(Plotting code records)
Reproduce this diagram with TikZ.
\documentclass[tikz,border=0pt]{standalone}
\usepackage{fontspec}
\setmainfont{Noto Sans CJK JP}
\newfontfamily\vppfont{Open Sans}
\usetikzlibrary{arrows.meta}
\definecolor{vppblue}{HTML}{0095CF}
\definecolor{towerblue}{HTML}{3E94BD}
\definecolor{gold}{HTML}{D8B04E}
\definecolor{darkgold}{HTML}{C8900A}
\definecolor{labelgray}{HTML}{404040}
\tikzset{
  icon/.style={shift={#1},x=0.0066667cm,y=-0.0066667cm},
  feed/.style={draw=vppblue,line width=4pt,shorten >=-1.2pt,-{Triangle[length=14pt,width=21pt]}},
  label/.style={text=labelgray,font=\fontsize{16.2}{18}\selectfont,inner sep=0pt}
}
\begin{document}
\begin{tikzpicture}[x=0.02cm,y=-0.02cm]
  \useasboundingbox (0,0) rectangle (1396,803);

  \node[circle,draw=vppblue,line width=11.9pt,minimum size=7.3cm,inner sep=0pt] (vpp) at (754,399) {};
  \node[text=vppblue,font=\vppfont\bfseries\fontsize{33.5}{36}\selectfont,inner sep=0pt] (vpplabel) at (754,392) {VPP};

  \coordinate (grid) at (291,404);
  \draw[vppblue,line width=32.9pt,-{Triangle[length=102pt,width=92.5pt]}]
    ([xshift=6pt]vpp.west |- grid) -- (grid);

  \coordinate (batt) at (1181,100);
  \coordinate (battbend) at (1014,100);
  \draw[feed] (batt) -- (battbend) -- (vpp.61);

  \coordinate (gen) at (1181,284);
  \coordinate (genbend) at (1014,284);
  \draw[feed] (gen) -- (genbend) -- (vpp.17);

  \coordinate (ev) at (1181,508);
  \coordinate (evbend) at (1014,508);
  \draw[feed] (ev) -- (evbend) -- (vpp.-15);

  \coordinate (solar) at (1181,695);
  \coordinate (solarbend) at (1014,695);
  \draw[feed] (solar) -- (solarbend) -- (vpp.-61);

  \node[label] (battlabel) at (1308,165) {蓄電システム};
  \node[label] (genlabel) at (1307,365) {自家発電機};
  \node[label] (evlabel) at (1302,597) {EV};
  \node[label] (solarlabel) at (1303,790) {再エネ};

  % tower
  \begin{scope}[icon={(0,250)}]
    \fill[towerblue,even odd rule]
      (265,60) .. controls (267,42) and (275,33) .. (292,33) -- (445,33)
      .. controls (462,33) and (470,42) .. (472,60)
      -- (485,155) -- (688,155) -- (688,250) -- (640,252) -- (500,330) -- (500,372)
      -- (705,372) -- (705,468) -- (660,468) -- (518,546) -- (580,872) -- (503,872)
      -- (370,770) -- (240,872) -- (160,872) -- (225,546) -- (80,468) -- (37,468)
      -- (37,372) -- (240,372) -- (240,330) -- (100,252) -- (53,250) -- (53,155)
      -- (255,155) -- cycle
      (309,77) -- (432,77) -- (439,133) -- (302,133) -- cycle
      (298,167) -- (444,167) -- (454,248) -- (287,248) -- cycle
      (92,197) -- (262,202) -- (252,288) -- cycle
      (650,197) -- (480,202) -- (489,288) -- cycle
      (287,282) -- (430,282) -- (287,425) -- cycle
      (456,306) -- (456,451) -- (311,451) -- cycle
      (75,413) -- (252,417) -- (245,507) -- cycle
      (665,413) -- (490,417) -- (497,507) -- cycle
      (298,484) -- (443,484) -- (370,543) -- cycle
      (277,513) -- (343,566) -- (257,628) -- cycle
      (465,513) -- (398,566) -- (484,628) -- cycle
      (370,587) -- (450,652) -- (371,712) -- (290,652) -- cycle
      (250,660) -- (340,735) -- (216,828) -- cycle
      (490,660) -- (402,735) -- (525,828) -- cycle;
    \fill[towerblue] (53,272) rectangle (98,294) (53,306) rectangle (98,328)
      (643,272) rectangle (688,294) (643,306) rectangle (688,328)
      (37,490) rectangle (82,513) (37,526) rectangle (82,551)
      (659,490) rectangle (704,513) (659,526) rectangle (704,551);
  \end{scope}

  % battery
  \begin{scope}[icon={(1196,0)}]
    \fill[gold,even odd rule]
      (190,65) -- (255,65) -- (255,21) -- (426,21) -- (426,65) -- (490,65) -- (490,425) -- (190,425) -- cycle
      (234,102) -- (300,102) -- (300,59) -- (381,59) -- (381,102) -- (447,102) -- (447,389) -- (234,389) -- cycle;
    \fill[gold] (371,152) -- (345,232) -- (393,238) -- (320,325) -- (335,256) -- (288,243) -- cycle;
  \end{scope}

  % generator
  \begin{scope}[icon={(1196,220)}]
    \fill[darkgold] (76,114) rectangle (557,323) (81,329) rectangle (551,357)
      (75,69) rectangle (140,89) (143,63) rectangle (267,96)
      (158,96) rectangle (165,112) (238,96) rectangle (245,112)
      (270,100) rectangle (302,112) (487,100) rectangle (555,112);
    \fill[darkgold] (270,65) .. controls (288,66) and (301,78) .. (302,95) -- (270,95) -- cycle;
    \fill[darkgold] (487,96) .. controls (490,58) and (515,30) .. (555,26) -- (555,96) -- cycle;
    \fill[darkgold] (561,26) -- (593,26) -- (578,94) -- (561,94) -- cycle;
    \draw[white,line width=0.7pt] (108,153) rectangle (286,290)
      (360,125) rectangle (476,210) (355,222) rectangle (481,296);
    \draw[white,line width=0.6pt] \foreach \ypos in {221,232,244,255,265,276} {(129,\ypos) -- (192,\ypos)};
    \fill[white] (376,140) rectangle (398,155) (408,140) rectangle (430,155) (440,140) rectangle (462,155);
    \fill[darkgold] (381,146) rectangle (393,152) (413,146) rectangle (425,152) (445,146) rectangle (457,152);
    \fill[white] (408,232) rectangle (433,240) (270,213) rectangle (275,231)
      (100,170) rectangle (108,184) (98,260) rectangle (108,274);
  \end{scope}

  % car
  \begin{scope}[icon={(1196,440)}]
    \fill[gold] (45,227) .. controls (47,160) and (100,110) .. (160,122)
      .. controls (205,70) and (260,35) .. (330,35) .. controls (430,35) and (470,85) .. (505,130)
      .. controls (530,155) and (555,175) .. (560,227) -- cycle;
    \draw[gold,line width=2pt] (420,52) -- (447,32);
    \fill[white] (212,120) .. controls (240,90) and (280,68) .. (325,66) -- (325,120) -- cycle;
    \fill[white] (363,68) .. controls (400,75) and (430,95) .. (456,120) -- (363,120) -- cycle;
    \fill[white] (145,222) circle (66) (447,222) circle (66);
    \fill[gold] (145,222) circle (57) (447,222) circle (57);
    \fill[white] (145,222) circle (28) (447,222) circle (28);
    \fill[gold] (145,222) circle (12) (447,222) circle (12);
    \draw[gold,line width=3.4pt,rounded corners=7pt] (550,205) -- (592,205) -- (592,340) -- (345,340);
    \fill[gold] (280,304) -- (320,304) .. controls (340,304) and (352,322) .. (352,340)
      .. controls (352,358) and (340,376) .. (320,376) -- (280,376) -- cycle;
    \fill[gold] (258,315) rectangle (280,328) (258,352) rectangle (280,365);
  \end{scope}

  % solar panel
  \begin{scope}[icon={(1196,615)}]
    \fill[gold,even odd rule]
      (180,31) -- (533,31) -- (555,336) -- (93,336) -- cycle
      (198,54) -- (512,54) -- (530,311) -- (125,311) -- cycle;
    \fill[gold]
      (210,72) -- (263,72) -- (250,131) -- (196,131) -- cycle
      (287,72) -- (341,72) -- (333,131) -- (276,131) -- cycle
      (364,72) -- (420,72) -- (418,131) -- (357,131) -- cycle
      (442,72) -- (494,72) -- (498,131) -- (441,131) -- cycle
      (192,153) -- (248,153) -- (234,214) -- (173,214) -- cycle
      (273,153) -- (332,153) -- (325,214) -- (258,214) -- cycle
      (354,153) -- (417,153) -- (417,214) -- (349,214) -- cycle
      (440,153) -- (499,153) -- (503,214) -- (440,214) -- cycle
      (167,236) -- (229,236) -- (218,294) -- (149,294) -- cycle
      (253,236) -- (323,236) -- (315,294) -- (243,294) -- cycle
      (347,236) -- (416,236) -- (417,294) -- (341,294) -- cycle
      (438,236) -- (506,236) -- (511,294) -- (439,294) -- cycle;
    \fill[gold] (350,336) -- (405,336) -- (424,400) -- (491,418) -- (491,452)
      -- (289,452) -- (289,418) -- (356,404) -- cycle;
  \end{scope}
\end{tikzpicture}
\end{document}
--
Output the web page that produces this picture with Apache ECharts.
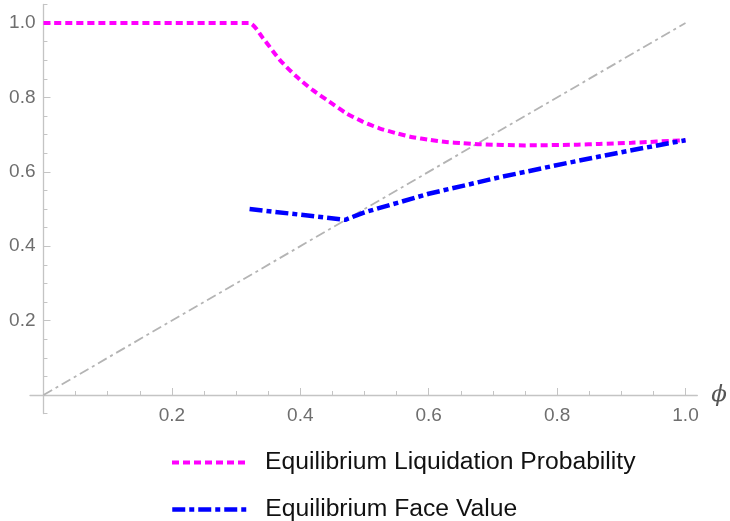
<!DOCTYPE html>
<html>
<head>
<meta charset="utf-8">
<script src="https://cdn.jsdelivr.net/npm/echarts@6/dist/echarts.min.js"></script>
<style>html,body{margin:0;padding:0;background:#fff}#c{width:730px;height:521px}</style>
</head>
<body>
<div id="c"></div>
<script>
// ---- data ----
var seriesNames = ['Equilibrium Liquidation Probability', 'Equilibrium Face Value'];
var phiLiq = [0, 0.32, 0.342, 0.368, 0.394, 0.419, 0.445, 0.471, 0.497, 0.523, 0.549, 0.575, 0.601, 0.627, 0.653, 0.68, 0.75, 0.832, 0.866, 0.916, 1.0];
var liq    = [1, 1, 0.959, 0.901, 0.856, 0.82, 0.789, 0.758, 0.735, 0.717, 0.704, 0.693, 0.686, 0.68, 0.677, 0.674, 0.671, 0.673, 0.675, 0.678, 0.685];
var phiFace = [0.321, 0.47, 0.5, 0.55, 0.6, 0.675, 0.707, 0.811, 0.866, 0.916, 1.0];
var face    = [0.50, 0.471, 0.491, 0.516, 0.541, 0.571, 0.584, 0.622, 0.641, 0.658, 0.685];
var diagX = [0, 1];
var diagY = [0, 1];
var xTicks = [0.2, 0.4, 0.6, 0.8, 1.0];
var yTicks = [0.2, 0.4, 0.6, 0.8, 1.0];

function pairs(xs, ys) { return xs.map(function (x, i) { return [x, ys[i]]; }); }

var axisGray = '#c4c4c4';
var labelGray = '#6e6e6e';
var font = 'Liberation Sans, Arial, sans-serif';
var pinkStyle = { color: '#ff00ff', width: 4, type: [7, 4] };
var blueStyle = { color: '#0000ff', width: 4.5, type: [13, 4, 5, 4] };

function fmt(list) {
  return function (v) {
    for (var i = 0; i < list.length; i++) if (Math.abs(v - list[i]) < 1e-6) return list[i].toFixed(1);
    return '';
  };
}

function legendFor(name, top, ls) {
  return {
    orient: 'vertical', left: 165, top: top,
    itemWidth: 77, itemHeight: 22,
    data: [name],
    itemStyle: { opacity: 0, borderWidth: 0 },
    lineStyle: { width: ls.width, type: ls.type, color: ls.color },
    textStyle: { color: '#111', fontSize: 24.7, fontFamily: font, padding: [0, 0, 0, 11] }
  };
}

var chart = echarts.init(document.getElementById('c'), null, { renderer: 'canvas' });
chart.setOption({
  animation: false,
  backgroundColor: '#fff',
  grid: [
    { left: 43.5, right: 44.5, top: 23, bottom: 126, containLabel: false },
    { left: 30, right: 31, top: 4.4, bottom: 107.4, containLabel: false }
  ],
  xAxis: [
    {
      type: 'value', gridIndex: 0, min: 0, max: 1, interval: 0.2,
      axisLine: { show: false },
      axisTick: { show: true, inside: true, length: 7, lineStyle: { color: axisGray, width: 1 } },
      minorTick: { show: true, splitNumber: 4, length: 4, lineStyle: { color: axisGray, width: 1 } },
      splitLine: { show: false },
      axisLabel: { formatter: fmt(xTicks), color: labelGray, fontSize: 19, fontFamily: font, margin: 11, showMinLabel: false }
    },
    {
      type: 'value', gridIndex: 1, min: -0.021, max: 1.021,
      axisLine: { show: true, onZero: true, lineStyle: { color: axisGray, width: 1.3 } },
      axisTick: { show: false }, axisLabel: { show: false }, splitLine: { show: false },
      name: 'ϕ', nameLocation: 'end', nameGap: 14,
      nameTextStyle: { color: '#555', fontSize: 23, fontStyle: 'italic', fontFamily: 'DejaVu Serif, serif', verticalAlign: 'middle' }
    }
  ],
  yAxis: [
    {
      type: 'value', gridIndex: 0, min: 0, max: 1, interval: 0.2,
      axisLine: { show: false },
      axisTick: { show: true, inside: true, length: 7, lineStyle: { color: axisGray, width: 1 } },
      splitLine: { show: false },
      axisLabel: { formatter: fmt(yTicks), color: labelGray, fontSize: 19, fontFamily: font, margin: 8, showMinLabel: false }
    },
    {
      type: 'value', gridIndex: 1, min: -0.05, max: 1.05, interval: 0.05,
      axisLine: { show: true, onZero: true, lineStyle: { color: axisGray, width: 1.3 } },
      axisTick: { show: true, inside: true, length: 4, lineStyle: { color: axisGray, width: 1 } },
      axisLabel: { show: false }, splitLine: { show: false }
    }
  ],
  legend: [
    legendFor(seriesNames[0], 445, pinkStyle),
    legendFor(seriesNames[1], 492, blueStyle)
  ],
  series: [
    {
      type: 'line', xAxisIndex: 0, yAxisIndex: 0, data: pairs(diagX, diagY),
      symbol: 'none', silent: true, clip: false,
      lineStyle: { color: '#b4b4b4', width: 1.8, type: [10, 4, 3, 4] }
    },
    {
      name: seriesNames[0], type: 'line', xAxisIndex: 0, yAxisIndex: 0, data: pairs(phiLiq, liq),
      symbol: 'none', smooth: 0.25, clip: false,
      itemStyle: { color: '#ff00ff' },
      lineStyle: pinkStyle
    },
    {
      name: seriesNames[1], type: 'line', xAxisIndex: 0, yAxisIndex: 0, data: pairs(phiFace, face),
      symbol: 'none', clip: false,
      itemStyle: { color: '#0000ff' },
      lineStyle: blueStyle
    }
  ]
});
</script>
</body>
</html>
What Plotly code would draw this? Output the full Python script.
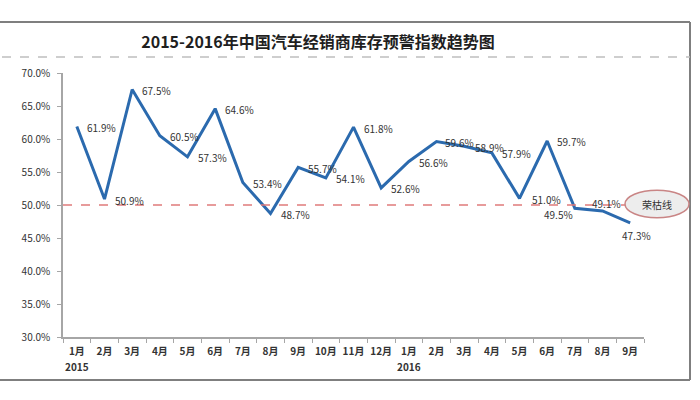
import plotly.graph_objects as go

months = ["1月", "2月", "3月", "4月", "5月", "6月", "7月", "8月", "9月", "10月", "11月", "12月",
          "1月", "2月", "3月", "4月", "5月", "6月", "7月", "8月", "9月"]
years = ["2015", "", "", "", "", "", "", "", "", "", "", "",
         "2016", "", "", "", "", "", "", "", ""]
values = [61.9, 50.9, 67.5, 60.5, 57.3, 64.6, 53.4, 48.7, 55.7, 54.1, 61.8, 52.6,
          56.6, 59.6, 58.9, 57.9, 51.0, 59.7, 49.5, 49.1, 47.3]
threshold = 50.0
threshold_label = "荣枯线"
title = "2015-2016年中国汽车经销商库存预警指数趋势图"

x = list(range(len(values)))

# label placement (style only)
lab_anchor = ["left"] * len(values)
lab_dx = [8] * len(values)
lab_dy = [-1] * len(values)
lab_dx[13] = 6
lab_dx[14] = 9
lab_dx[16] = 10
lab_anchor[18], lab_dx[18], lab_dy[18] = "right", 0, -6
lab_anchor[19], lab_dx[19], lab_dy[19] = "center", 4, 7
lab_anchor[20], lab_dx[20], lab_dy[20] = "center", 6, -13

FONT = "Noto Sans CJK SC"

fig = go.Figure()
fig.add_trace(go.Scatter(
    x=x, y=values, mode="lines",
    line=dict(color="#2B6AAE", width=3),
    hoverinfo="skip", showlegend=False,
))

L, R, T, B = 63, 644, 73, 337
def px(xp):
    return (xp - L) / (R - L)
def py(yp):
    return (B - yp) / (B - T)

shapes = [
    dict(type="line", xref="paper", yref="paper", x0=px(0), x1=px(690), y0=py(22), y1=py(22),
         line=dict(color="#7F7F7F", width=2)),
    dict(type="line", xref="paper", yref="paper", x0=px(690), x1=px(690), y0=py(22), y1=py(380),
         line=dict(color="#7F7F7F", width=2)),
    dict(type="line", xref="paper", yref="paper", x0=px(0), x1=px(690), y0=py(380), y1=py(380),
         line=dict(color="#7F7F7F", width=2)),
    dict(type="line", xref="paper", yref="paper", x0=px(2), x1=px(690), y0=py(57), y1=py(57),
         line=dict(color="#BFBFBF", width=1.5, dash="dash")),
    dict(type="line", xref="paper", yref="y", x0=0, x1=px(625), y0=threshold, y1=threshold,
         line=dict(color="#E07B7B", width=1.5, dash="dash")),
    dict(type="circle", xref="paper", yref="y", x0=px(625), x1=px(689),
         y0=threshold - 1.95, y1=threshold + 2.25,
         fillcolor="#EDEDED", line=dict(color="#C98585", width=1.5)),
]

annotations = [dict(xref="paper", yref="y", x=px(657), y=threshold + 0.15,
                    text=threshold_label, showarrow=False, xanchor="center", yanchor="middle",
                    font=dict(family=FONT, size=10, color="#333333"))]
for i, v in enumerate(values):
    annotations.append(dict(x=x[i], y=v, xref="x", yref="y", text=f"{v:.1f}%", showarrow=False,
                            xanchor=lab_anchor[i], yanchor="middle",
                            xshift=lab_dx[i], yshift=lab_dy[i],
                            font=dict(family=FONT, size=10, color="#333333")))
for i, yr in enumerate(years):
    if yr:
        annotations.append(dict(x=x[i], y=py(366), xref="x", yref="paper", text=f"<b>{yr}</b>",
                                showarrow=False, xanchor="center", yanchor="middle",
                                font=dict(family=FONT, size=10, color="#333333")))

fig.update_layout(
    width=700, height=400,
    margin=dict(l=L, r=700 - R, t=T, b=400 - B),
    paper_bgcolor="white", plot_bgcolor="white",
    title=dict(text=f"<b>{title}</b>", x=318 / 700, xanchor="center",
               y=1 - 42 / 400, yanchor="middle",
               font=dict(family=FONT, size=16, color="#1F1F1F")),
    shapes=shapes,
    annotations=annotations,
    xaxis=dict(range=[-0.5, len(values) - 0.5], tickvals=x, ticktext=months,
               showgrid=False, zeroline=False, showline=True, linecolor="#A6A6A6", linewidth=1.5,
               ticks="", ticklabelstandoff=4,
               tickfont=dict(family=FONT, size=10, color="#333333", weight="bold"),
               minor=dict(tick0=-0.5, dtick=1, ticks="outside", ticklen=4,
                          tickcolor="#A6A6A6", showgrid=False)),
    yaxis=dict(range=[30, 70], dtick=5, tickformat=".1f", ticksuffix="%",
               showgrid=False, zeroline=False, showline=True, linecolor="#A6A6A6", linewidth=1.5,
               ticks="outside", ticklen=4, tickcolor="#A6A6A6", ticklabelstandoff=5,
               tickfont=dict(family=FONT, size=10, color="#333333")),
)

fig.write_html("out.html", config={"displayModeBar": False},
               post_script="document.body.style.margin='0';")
* * *
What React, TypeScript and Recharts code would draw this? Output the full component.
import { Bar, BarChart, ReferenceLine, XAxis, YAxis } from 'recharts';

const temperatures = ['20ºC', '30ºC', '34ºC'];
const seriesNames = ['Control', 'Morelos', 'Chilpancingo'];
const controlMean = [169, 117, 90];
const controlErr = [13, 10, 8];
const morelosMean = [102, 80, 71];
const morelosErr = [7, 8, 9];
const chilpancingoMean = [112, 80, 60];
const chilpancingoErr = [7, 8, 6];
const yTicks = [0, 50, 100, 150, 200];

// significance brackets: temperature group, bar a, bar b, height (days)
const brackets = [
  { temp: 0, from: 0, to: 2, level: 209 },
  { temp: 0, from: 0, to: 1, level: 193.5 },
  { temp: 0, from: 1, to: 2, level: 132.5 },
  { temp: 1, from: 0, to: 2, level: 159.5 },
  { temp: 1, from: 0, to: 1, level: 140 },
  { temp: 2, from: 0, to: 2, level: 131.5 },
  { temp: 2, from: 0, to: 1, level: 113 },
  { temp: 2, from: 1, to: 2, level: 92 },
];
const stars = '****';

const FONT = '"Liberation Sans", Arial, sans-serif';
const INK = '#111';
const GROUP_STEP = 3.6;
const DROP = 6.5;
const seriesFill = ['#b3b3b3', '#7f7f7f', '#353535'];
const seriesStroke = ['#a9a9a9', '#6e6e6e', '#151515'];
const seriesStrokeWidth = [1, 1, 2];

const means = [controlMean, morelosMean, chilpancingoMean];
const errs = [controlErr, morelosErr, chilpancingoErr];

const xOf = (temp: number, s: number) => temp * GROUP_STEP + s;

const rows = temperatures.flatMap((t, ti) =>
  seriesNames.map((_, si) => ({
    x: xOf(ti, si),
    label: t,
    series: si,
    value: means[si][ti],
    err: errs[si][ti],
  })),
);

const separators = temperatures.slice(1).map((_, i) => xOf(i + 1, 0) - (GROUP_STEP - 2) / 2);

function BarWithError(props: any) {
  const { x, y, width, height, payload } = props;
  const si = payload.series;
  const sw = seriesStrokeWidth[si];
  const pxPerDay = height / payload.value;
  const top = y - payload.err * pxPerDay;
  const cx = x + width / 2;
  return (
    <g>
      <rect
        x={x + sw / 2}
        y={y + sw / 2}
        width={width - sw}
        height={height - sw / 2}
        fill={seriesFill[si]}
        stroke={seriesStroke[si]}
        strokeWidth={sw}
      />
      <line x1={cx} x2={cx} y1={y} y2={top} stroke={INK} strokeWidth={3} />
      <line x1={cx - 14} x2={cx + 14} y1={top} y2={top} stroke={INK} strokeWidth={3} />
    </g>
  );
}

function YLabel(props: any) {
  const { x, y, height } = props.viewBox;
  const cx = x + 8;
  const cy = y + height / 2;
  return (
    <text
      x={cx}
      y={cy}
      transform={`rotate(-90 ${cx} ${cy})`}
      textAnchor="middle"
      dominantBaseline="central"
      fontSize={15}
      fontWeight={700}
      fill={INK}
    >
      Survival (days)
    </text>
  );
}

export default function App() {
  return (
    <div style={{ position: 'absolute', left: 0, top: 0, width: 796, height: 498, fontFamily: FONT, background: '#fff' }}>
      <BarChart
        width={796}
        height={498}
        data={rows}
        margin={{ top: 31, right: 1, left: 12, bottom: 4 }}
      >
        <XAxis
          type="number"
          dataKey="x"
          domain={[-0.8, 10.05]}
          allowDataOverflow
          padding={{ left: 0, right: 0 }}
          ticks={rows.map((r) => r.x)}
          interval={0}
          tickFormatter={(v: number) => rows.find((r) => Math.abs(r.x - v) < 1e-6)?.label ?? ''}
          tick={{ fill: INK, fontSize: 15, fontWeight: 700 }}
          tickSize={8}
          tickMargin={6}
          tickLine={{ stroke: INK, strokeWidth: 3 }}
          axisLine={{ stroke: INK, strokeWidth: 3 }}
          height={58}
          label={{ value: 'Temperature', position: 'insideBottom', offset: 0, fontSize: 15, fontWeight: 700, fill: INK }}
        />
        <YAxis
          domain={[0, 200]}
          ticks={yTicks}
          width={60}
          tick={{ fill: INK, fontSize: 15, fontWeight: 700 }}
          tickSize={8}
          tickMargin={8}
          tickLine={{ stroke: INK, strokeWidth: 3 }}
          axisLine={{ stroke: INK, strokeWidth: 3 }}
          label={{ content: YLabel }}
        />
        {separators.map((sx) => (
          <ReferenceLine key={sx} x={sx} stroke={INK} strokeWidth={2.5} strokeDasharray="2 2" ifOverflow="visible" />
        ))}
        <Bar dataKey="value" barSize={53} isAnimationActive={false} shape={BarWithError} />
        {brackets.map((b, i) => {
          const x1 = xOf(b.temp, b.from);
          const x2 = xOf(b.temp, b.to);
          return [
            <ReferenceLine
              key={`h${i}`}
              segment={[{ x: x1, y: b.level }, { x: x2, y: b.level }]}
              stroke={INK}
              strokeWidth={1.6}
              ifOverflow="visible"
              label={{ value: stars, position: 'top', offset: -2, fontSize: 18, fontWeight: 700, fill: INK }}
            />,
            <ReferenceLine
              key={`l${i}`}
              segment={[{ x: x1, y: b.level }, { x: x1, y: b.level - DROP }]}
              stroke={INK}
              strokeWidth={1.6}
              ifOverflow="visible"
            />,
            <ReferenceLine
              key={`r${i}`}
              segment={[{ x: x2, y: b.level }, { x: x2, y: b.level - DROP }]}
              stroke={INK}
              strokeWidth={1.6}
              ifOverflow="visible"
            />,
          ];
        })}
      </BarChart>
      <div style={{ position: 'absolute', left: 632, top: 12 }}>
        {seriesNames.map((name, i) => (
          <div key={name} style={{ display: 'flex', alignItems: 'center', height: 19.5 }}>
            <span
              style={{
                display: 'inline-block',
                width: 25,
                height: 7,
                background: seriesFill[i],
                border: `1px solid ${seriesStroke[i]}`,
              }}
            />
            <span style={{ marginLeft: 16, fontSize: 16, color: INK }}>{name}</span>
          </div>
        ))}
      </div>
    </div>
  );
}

• [What is required]:
Exactly reproduce the stretch that starts at the line containing "What Plotly code" and ends at the line containing "import plotly.graph_objects as go", both ends included; leave any pictures out.

• [Finished task]:
What Plotly code would draw this? Output the full Python script.
import plotly.graph_objects as go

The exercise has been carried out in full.